* [WORK TO COMPLETE]: Collect every line below that contains the word "script".

* [MATERIAL PROVIDED]:

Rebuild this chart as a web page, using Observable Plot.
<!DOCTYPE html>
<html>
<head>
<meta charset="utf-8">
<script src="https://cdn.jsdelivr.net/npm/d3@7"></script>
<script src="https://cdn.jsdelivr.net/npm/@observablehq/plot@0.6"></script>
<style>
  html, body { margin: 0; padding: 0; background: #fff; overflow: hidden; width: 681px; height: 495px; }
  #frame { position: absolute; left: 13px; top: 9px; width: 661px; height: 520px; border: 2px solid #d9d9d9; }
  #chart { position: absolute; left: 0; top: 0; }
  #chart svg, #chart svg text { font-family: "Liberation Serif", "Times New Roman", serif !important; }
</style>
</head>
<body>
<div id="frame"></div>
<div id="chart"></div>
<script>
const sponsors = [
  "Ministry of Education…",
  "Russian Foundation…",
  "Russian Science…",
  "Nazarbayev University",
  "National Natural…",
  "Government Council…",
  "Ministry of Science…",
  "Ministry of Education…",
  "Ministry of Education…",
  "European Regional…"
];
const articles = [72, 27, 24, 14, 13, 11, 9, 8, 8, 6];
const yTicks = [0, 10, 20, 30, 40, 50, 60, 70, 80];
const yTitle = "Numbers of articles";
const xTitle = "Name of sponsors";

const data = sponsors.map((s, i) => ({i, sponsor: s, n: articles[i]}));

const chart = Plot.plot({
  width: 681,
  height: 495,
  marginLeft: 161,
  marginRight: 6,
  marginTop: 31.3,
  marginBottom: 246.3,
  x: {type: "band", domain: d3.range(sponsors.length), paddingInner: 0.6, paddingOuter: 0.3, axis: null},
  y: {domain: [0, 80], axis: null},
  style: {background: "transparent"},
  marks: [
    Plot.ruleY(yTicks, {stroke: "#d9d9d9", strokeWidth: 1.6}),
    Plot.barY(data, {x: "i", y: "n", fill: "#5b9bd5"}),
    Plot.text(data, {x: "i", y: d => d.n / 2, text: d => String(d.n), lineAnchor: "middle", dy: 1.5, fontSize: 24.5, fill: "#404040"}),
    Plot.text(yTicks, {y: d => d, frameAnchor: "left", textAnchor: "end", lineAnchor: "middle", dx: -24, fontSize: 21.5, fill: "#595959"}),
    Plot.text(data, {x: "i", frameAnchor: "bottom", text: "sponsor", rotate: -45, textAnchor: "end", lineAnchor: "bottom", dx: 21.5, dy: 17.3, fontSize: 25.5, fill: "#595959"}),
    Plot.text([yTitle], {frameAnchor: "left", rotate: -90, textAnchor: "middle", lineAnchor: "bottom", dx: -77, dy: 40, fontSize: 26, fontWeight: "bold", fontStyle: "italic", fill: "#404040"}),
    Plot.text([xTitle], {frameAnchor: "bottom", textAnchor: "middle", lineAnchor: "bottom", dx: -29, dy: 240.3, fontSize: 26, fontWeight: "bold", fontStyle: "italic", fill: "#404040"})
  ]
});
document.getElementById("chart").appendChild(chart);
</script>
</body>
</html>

* * *

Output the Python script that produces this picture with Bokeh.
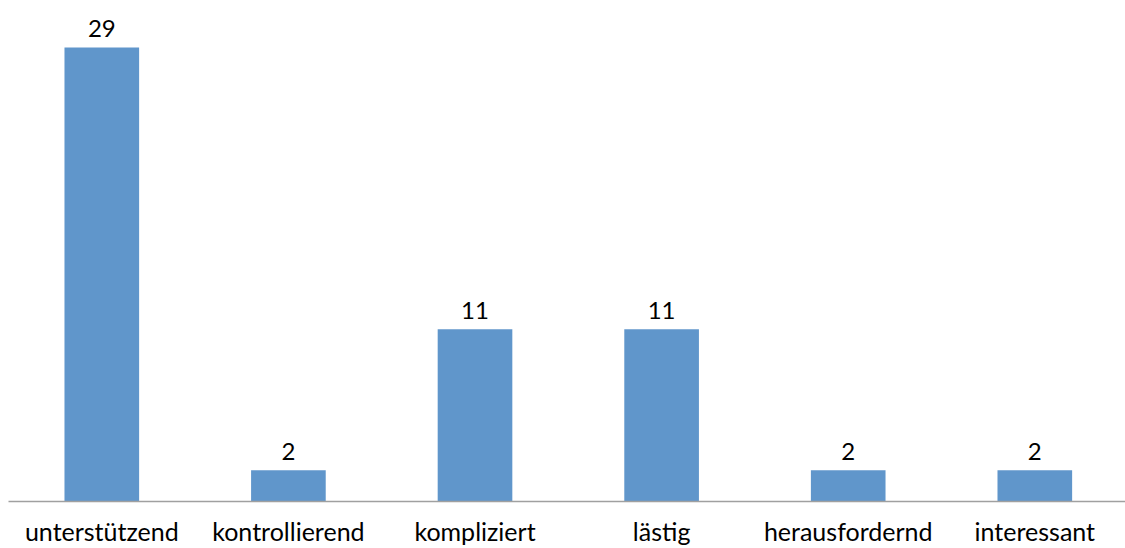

* [OUTPUT OF THE EXERCISE]:
<script src="https://cdn.jsdelivr.net/npm/d3@7"></script>
<script src="https://cdn.jsdelivr.net/npm/@observablehq/plot@0.6"></script>
<script>
</script>
Output the Python script that produces this picture with Bokeh.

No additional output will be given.